Para apreender melhor a realidade climática, passou-se ao estudo dos dados diários: analisaram-se matrizes de temperaturas máximas e mínimas de cerca de 250 dias e 250 noites de Verão e de Inverno, de 20 estações meteorológicas. Uma análise em componentes principais permitiu distinguir os dias em função dos valores das suas temperaturas e dos padrões de distribuição térmica. Os grupos de dias de semelhante distribuição espacial da temperatura foram relacionados com as condições aerológicas correspondentes. Nalguns casos, foi possível determinar quais são as características da circulação regional que mais afectam a variação espacial da temperatura do ar. Noutros, foi apenas observada a simultaneidade de ocorrência de fenómenos de várias ordens, sem estabelecer uma relação causal entre eles. No fim do capítulo 4, detalham-se as conclusões sobre as causas da hierarquia térmica dos dias e noites de Verão e de Inverno, e são comentadas as situações de mais fortes e mais fracos contrastes térmicos. Por exemplo, no Inverno, tanto os centros depressionários com fluxo de Sul como os anticiclones ibero--africanos, originam temperaturas altas, embora o tipo de tempo correspondente a cada caso seja diferente. Os dias e as noites mais frias tanto podem ocorrer em situações anticiclónicas ou depressionárias, desde que o fluxo provenha das altas latitudes. Para a catalogação dos dias, do ponto de vista da situação sinóptica, adaptou-se a classificação de D. e A. de BRUM FERREIRA (1983), elaborada para o estudo da Seca Invernal em Portugal e posteriormente modificada para o estudo dos anticiclones e gotas de ar frio em Portugal por C. RAMOS (1986) e J. VENTURA (1986). Dado que as referidas classificações tinham sido concebidas com objectivos diferentes, nem sempre foi possível estabelecer uma relação de causa e efeito entre as situações sinópticas e os vários padrões de repartição térmica identificados. Para isso, foi necessária a indicação dos fluxos regional e local.
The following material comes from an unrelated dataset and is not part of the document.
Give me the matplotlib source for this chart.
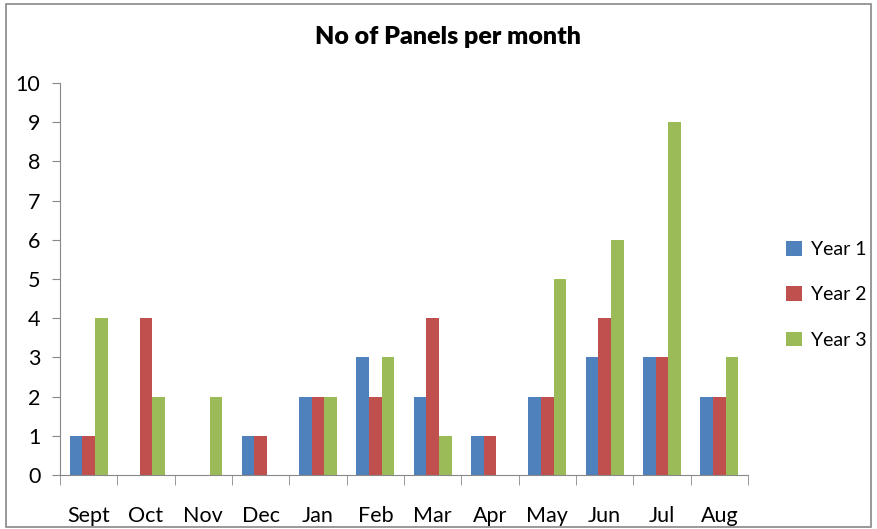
import numpy as np
import matplotlib.pyplot as plt
from matplotlib.patches import Rectangle

months = ['Sept', 'Oct', 'Nov', 'Dec', 'Jan', 'Feb', 'Mar', 'Apr', 'May', 'Jun', 'Jul', 'Aug']
year1 = [1, 0, 0, 1, 2, 3, 2, 1, 2, 3, 3, 2]
year2 = [1, 4, 0, 1, 2, 2, 4, 1, 2, 4, 3, 2]
year3 = [4, 2, 2, 0, 2, 3, 1, 0, 5, 6, 9, 3]
series = [('Year 1', year1, '#4F81BD'), ('Year 2', year2, '#C0504D'), ('Year 3', year3, '#9BBB59')]

plt.rcParams['font.family'] = ['Lato', 'DejaVu Sans']

fig = plt.figure(figsize=(8.78, 5.29), dpi=100)
ax = fig.add_axes([0.0683, 0.102, 0.7837, 0.741])

x = np.arange(len(months))
w = 1 / 4.5
for i, (name, vals, col) in enumerate(series):
    ax.bar(x + (i - 1) * w, vals, w, color=col, label=name, zorder=2)

ax.set_xlim(-0.5, len(months) - 0.5)
ax.set_ylim(0, 10)
ax.set_yticks(range(11))
ax.set_xticks(x)
ax.set_xticklabels(months)
ax.set_xticks(np.arange(-0.5, len(months)), minor=True)
ax.tick_params(axis='x', which='major', length=0, pad=22, labelsize=15.5)
ax.tick_params(axis='x', which='minor', length=7, color='#888888', direction='out')
ax.tick_params(axis='y', length=6, color='#888888', labelsize=15.5, pad=8)
for s in ['top', 'right']:
    ax.spines[s].set_visible(False)
for s in ['left', 'bottom']:
    ax.spines[s].set_color('#888888')

fig.suptitle('No of Panels per month', x=0.51, y=0.95, fontsize=18, fontweight='heavy')
ax.legend(loc='center left', bbox_to_anchor=(1.03, 0.46), frameon=False, fontsize=14,
          handlelength=0.8, handleheight=0.8, labelspacing=1.45, handletextpad=0.5)

fig.patches.append(Rectangle((0.007, 0.004), 0.985, 0.988, transform=fig.transFigure,
                             fill=False, edgecolor='#888888', linewidth=1.2))

fig.savefig('out.png', dpi=100)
O tratamento dos dados diários permitiu individualizar três sectores de comportamento térmico particular: o Litoral, o Vale do Tejo e a Aglomeração de Lisboa. Iniciou-se, na segunda parte deste trabalho, o estudo mais pormenorizado de duas destas áreas.

Dedicou-se uma atenção especial ao clima da cidade de Lisboa, sendo o capítulo referente ao Litoral ocidental apenas uma breve apresentação de dados inéditos, colhidos no terreno, em que se pretende mostrar o interesse destes estudos em relação ao turismo estival.

Três capítulos são consagrados a Lisboa. Apesar disso, encaram-se as conclusões a que se chegou como os resultados preliminares de uma investigação que deverá ser feita com outros meios materiais e humanos.

A posição de Lisboa, à beira do estuário do Tejo e próxima do Oceano mas, ao mesmo tempo, dele isolada pela Serra de Monsanto a Ocidente, pelas elevações que constituem a Serra da Carregueira a NW e pela Serra de Sintra, mais distante, confere características peculiares ao seu clima.

Foi verificada a grande influência do relevo movimentado da cidade e dos padrões variados de morfologia urbana nos contrastes térmicos espaciais. O estudo embrionário da repartição espacial dos fumos negros, revelou que a sua concentração é maior no Inverno do que no Verão e é, nas ruas movimentadas da Baixa, cerca de 10 vezes maior do que a Norte e NE da cidade. Uma grande concentração deste tipo de poluente diminui a radiação solar directa e dificulta a irradiação terrestre: poderá portanto dificultar o aquecimento diurno e contribuir para uma menor diminuição da temperatura, à noite.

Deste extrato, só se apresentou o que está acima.